Story and photo by Bill Vance
1967 Chevrolet Camaro SS/RS. Click image to enlarge
The sporty Ford Mustang, introduced in April, 1964 caught its competitors flat-footed. By draping a nicely styled, long- nose, short-deck 2+2 body over some inexpensive compact Falcon running gear, Ford scooped the industry.
In the process, Ford set in motion a whole new automotive genre, the “pony car.” No one felt the sting of being left behind more keenly than Ford’s traditional arch rival, Chevrolet.
Chevrolet had nothing to put against the Mustang. The rear-engine, air-cooled Corvair, which Chevrolet had swung over into the sporty market segment when it failed to establish the hoped for beachhead as a family compact, catered to a much more specialized audience.
And besides, the Corvair was on the brink of disaster. Ralph Nader in his 1965 book, Unsafe At Any Speed, gave the Corvair the most savage attack ever administered to a single model.
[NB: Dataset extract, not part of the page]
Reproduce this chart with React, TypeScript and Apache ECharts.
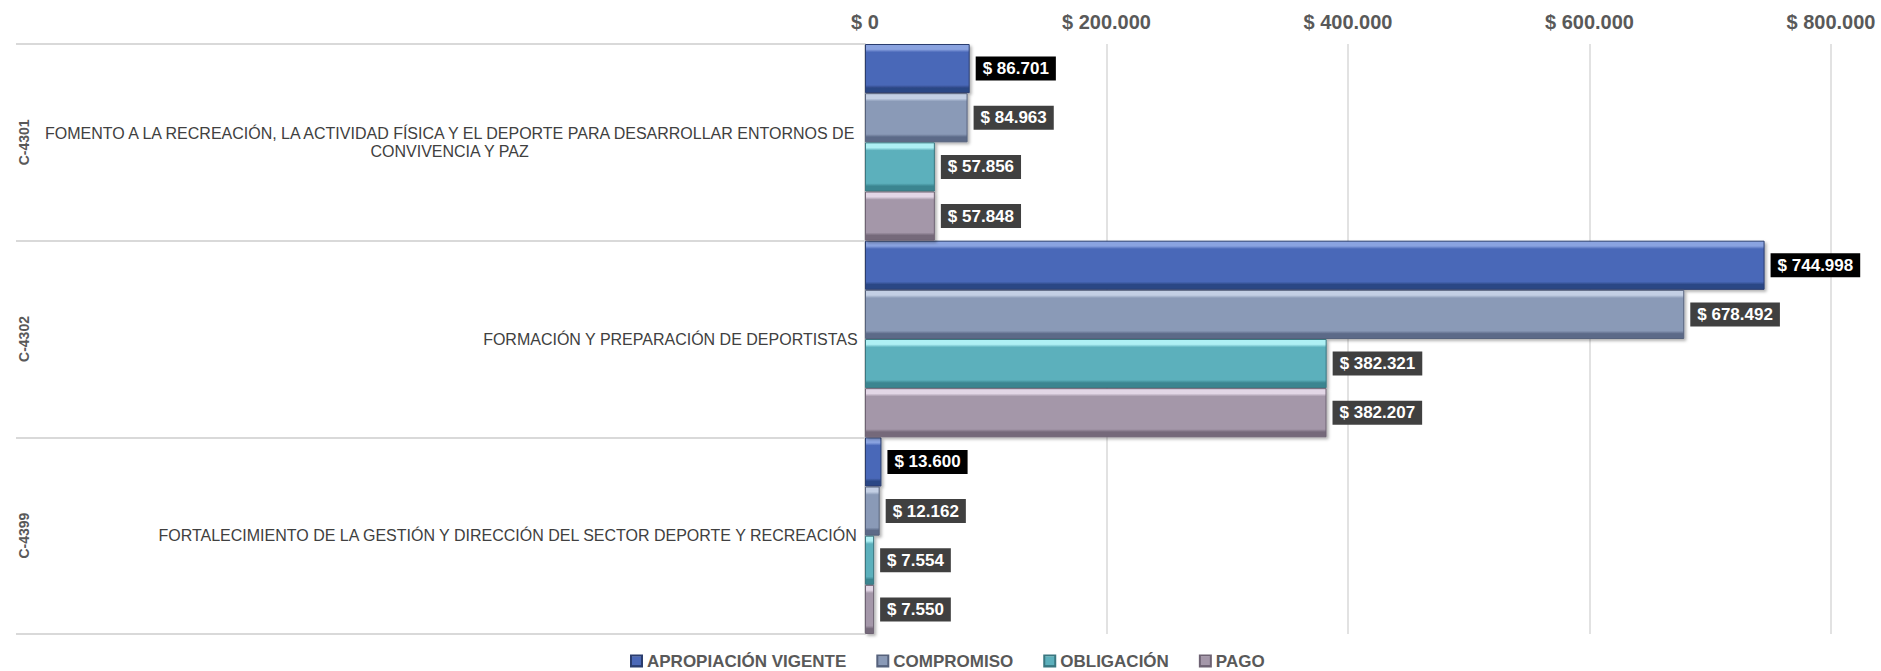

Corvair sales went into an immediate decline and it was discontinued in 1969.
Chevrolet’s Corvette sports car was by now too powerful, expensive, and intimidating to compete in the pony car market, so the engineers and stylists set to work to develop a Mustang competitor. It was called the Camaro, and in the best Detroit tradition they did the same as Ford: borrow some components from other models.
The base engine was the 3.8 litre inline-six from the compact Chevy II and intermediate Chevelle. The single-leaf “Mono-Plate” rear springs were borrowed from the Chevy II, and the coil spring front suspension came pretty well intact from the Chevelle. Unit construction was used aft of the windshield, with a subframe extending forward for suspension and engine mounting.
Even using existing components, it took Chevrolet almost 2-1/2 years to come up with its Mustang match. The Camaro was introduced in the Fall of 1966 as a 1967 model and it was apparent that the stylists had been more daring than the engineers.
While it had a conventional front-engine, rear drive layout (no more rear engines for Chevrolet), the body was a thing of beauty. It was a cleanly sculpted, crisply styled piece of automotive art, something that would eventually be lost through the addition of slots, spoilers and air dams.
The appearance was smoother and less angular than the Mustang, and looked more aerodynamic, although little thought was given to that in those pre-oil crisis, cheap gasoline days.
The Camaro’s dimensions were within fractions of the Mustang’s. Compared with the 1967 Mustang, the Camaro’s wheelbase at 2,746 mm was almost identical to the 2,743 mm of the Ford. In other measurements the Camaro was also very close; 25 mm longer; 41 mm wider; and 15 mm lower. The Camaro was approximately 91 kg heavier.
Both cars had inline six-cylinder engines as base power, with the Camaro’s slightly larger than the Mustang’s 3.3 litres. With 140 horsepower, the Chevrolet six was also 20 horsepower more powerful.
The Camaro took another chapter out of Ford’s book by offering an extensive, “build-it-yourself” array of options. Inside, Camaro buyers could add such items as consoles, stereos and power windows, while outside they could opt for the SS (Super Sport) and RS (Rally Sport) packages with things like a wide stripe around the nose of the car, and disappearing headlights. Wheel covers were a study unto themselves. Both the Camaro and Mustang came as hardtops or convertibles.
Under the skin the Camaro offered a dizzying array of powertrain options, including three-and four-speed manual transmissions, or an automatic. In engines the buyer could choose all the way up to the blockbuster 6.5 litre, 325 horsepower V-8.
Ford had not been sleeping in the power department either; the hottest option for the Mustang was a 6.4 litre, 335 horsepower V-8. The inevitable performance comparisons were made, and the two cars with big V-8s, proved to be identical in acceleration from zero to 96 km/h. Car Life magazine reported a time of 7.8 seconds for the Mustang 390, the same as it got for the Camaro SS 350. The Camaro proved to be a little faster at the top and, at 193 km/h compared with 182 for the Mustang.
Ford was on a sales roll with the Mustang, selling close to half a million in 1967. The Camaro couldn’t get up to speed fast enough to meet anything like that kind of sales figure, with the result that the Mustang outsold the first year Camaro by about four to one. Chevrolet did better with the Camaro in 1968 producing 235,151, although still not up to the Mustang’s 317,148.
The Camaro, and its corporate sibling Pontiac Firebird went through several generations, until flagging sales prompted General Motors to announce that Camaro/Firebird production was being phased out at its Quebec plant in 2002. Many GM pony car fans were sad to see them go, but they will no doubt become even more popular collectibles as time goes by.